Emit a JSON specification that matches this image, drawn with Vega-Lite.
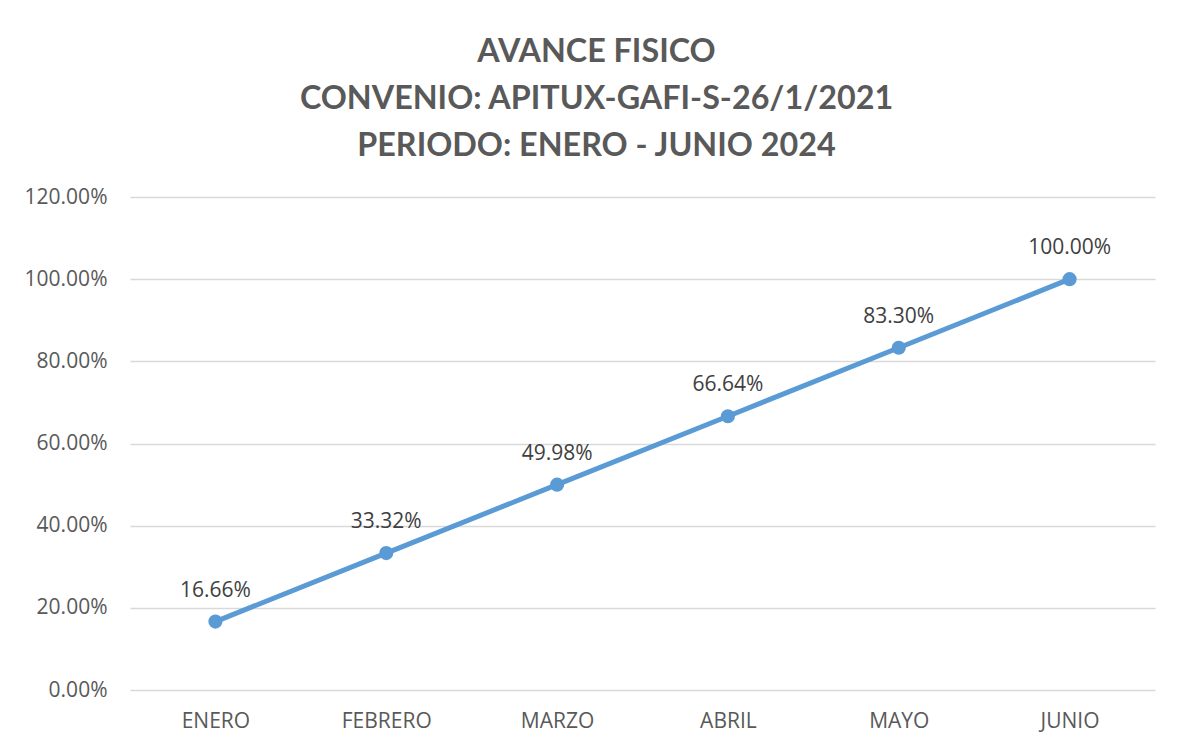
{
  "$schema": "https://vega.github.io/schema/vega-lite/v6.json",
  "width": 1025,
  "height": 493,
  "autosize": {"type": "none"},
  "padding": {"left": 130, "top": 197, "right": 24, "bottom": 59},
  "background": "white",
  "title": {
    "text": ["AVANCE FISICO", "CONVENIO: APITUX-GAFI-S-26/1/2021", "PERIODO: ENERO - JUNIO 2024"],
    "font": "Lato",
    "fontSize": 32.3,
    "fontWeight": "bold",
    "color": "#595959",
    "lineHeight": 47,
    "anchor": "middle",
    "dx": -46,
    "offset": 24
  },
  "data": {
    "values": [
      {"mes": "ENERO", "avance": 0.1666},
      {"mes": "FEBRERO", "avance": 0.3332},
      {"mes": "MARZO", "avance": 0.4998},
      {"mes": "ABRIL", "avance": 0.6664},
      {"mes": "MAYO", "avance": 0.833},
      {"mes": "JUNIO", "avance": 1.0}
    ]
  },
  "encoding": {
    "x": {
      "field": "mes",
      "type": "nominal",
      "sort": null,
      "scale": {"type": "point", "padding": 0.5},
      "axis": {
        "title": null,
        "labelAngle": 0,
        "domain": false,
        "ticks": false,
        "labelFont": "Open Sans",
        "labelFontSize": 21,
        "labelColor": "#595959",
        "labelPadding": 20,
        "grid": false
      }
    },
    "y": {
      "field": "avance",
      "type": "quantitative",
      "scale": {"domain": [0, 1.2], "nice": false},
      "axis": {
        "title": null,
        "format": ".2%",
        "values": [0, 0.2, 0.4, 0.6, 0.8, 1.0, 1.2],
        "domain": false,
        "ticks": false,
        "labelFont": "Open Sans",
        "labelFontSize": 21,
        "labelColor": "#595959",
        "labelPadding": 23,
        "gridColor": "#D9D9D9",
        "gridWidth": 1.3
      }
    }
  },
  "layer": [
    {"mark": {"type": "line", "color": "#5B9BD5", "strokeWidth": 5}},
    {"mark": {"type": "point", "filled": true, "color": "#5B9BD5", "size": 200, "opacity": 1}},
    {
      "mark": {"type": "text", "font": "Open Sans", "fontSize": 21, "color": "#404040", "baseline": "alphabetic", "dy": -25},
      "encoding": {"text": {"field": "avance", "type": "quantitative", "format": ".2%"}}
    }
  ],
  "config": {"view": {"stroke": null}}
}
== == ==
### Task directions
Write out the full set of lines verbatim, without the pictures.

### Response below
Emit a JSON specification that matches this image, drawn with Vega-Lite.
{
  "$schema": "https://vega.github.io/schema/vega-lite/v6.json",
  "width": 1025,
  "height": 493,
  "autosize": {"type": "none"},
  "padding": {"left": 130, "top": 197, "right": 24, "bottom": 59},
  "background": "white",
  "title": {
    "text": ["AVANCE FISICO", "CONVENIO: APITUX-GAFI-S-26/1/2021", "PERIODO: ENERO - JUNIO 2024"],
    "font": "Lato",
    "fontSize": 32.3,
    "fontWeight": "bold",
    "color": "#595959",
    "lineHeight": 47,
    "anchor": "middle",
    "dx": -46,
    "offset": 24
  },
  "data": {
    "values": [
      {"mes": "ENERO", "avance": 0.1666},
      {"mes": "FEBRERO", "avance": 0.3332},
      {"mes": "MARZO", "avance": 0.4998},
      {"mes": "ABRIL", "avance": 0.6664},
      {"mes": "MAYO", "avance": 0.833},
      {"mes": "JUNIO", "avance": 1.0}
    ]
  },
  "encoding": {
    "x": {
      "field": "mes",
      "type": "nominal",
      "sort": null,
      "scale": {"type": "point", "padding": 0.5},
      "axis": {
        "title": null,
        "labelAngle": 0,
        "domain": false,
        "ticks": false,
        "labelFont": "Open Sans",
        "labelFontSize": 21,
        "labelColor": "#595959",
        "labelPadding": 20,
        "grid": false
      }
    },
    "y": {
      "field": "avance",
      "type": "quantitative",
      "scale": {"domain": [0, 1.2], "nice": false},
      "axis": {
        "title": null,
        "format": ".2%",
        "values": [0, 0.2, 0.4, 0.6, 0.8, 1.0, 1.2],
        "domain": false,
        "ticks": false,
        "labelFont": "Open Sans",
        "labelFontSize": 21,
        "labelColor": "#595959",
        "labelPadding": 23,
        "gridColor": "#D9D9D9",
        "gridWidth": 1.3
      }
    }
  },
  "layer": [
    {"mark": {"type": "line", "color": "#5B9BD5", "strokeWidth": 5}},
    {"mark": {"type": "point", "filled": true, "color": "#5B9BD5", "size": 200, "opacity": 1}},
    {
      "mark": {"type": "text", "font": "Open Sans", "fontSize": 21, "color": "#404040", "baseline": "alphabetic", "dy": -25},
      "encoding": {"text": {"field": "avance", "type": "quantitative", "format": ".2%"}}
    }
  ],
  "config": {"view": {"stroke": null}}
}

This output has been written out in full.